MEXICO CITY – Mexico’s Congress voted Thursday to open the country’s moribund state-run oil industry to foreign and domestic investors, casting aside nationalist opposition to approve the most dramatic energy reform in seven decades.
The 353-134 vote will allow the government to give private companies contracts and licenses to explore and drill for oil and gas, deals now prohibited under Mexico’s constitution.
The final step, approval by 17 of Mexico’s 31 states, is widely seen as assured.
The state-run oil company, Petroleos Mexicanos, or Pemex, has had a monopoly since the government took over operations of foreign oil companies in 1938, a move that has been revered ever since as a symbol of national sovereignty.
Opponents say they fear that multinationals, especially from the U.S., will once again regain the sort of domination they had over Mexico’s oil before 1938. Mexico remains one of the top five crude exporters to the U.S., shipping more than 1 million barrels a day.
Leftist lawmakers tried to block discussion of the measure on Wednesday by seizing the main chamber of the House of Deputies, blocking access with chairs and tables.
When the debate was moved to another room, they dragged out discussion for 20 hours before the measure was finally approved.
“The homeland is not for sale! The homeland is to be defended!” they shouted while holding protest signs and Mexican flags.
One congressman of the leftist Democratic Revolution Party, Antonio Garcia Conejo, undressed during a speech Wednesday to dramatize his assertion the bill is a “plunder of the nation.”
But most oil analysts had a positive view of the bill hashed out by President Enrique Pena Nieto’s Institutional Revolutionary Party and the conservative National Action Party.
They say major change is needed to rescue Mexico’s oil industry, where production has declined, and where Pemex hasn’t had the finances or expertise needed to tap the country’s vast deep-water and shale reserves.
While oil output has been rising in the U.S. and Canada, Mexico’s production has fallen 25 per cent since 2004 despite increased investment.
According to Pemex statistics, the company has nearly 14 billion barrels in proven reserves and up to 115 billion barrels in prospective reserves, about half of which are in deep water or shale oil and gas.
Supporters say a better energy sector could add at least a full percentage point to Mexico’s annual growth rate, which was scaled back dramatically this year from a projected 3.5 per cent to 1.3 per cent. Backers also say it will be a boon to all three countries, the U.S., Canada and Mexico, in the North American Free Trade Agreement.
“We are going to be able to develop services and competencies in dealing with energy that are transferrable from one country to another, ” Thomas Donohue, president of the U.S. Chamber of Commerce, told The Associated Press. “They all have some differences in commodities and have their own regulatory systems, but all of it will be in the context of a lot oil, a lot of gas, a lot of coal and a fundamental ability to attract manufacturing, to improve supply chain and to drive the creation of jobs and economic growth.”

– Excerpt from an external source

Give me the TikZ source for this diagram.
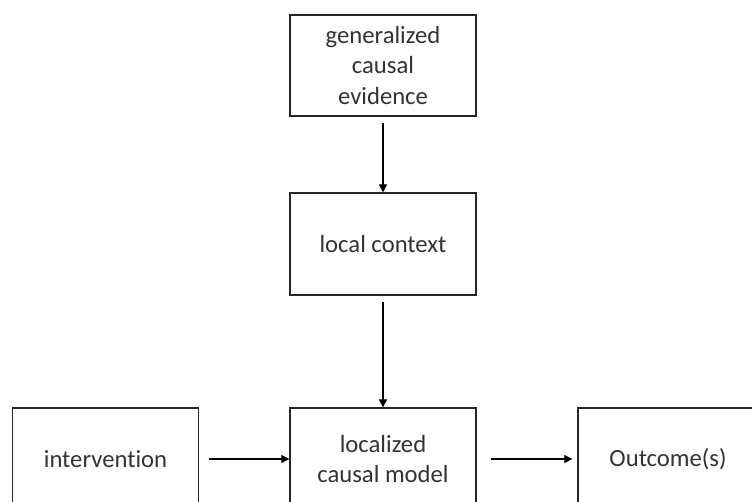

Barclays Research, part of the Corporate and Investment Banking division of Barclays Bank, says the process of boosting production will be slow. Pemex estimates it needs more than $60 billion a year in investment to explore reserves, and currently gets about $24 billion.
“We have to recognize that this is an important effort in a historic sense. However, the challenges are huge because of the amount that has to be done to implement the reform as it is designed,” said Michelle Michot Foss, head of the University of Texas’ Center for Energy Economics.
The measure would allow contracts for profit- and production-sharing as well as licenses under which companies would pay royalties and taxes to the Mexican government for the right to explore and drill.
Private companies could post reserves as long as they specify in contracts that all oil and gas belongs to Mexico. The constitution would continue to prohibit oil concessions, considered the most liberal kind of access for private oil companies.
The bill also calls for mechanisms to prevent, detect and punish corruption in all new contracts, though the specifics must be worked out in what’s known as the secondary laws.
It also appears to reduce the influence of the powerful oil union run by Carlos Romero Deschamps, whose family is famous for its ostentatious lifestyle.
Pemex has an estimated 155,000 employees, of which about 101,000 are unionized, according to Mexico’s Center for Economic Investigation and Education.
Romero Deschamps, who is also a senator for Pena Nieto’s Institutional Revolutionary Party, was initially in favour of the reform proposal, which barely touched Pemex or the union. But in a last-minute change approved by both houses, the bill effectively removed the union’s representation on the Pemex board of directors.
Romero Deschamps walked out of the Senate and didn’t vote.